“Know-Nothings”, “Know-Not-Enoughs”, Breastfeeding, Obesity, Food

The “Know-Nothings” has always been my favorite name for an American political movement.  It just seems so forthright. (In fact, the 1850s movement got its name not because of the self-awareness of its members but because, if questioned about their affiliation, they were supposed to answer, “I know nothing.”)

Realistically, no one today is likely to adopt a name as truthful as that, even sarcastically.    I’d settle for a movement called the “Know-Not-Enoughs.”

This comes up for me today not in the context of politics, but health.   It’s raised by two unrelated articles in the Times – one about new discoveries of further merits of breastfeeding (“Breast Milk Sugars Give Infants A Protective Coat” by Nicholas Wade); and one about the unsolved problem of the rising rates of obesity in the U.S. (“Obesity Rates Keep Rising, Troubling Health Officials” by Denise Grady.)

The breastfeeding article talks about how undigested complex sugars in breastmilk have now been found to play an important role in providing beneficial intestinal bacteria for infants.  The findings have made the researchers more sharply aware of the evolutionary miracle that is breastmilk:  “It’s all there for a purpose, though we’re still figuring out what that purpose is,” Dr. [David] Mills said. “So for God’s sake, please breast-feed.”

I have always been a major proponent of breastfeeding but the doctor’s strong urging still surprised me.  For many years, health professionals seem to have routinely mentioned the benefits of breastfeeding, but then everyone seemed to quickly change the subject to personal preferences.  No one wanted to make a new mother feel guilty or pressured; no one wanted to step on cultural toes, even if they were not traditional cultural toes. especially if the preferences seemed to correlate to any ethnic group or educational level.  There has been a feeling, as in much of dialogue about just about everything, that everyone was entitled to their opinion or preference, and that all of these opinions and preferences were wonderfully equal on some vast universal scale.

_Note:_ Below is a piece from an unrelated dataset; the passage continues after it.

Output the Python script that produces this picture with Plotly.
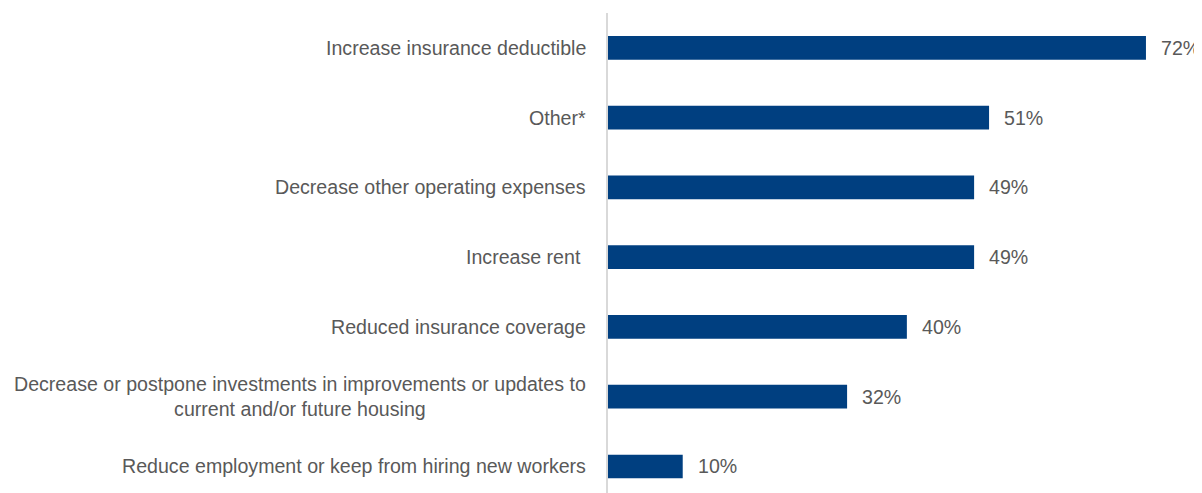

I don’t let scientists off the hook.  When I grew up, scientists creating and even pushing infant formulas  were the opposite of “Know-Not-Enoughs.”

Now, among other things, we have a society that’s obese.   Putting aside any specific causal connection between the reduction in breastfeeding and obesity, there are certainly parallels between the substitution of formula for breastmilk, and the replacement of fresh, traditional foods, with fake “know-everything” food.  For the last few decades, people have eaten as if food could be manufactured, and as if such manufactured foods could satisfy all nutritional needs (which were also considered to be more or less known.)

No wonder people eat and eat;  no wonder flesh clings to what it ingests.  Bodies seem to know something is missing, but not where or how to get it.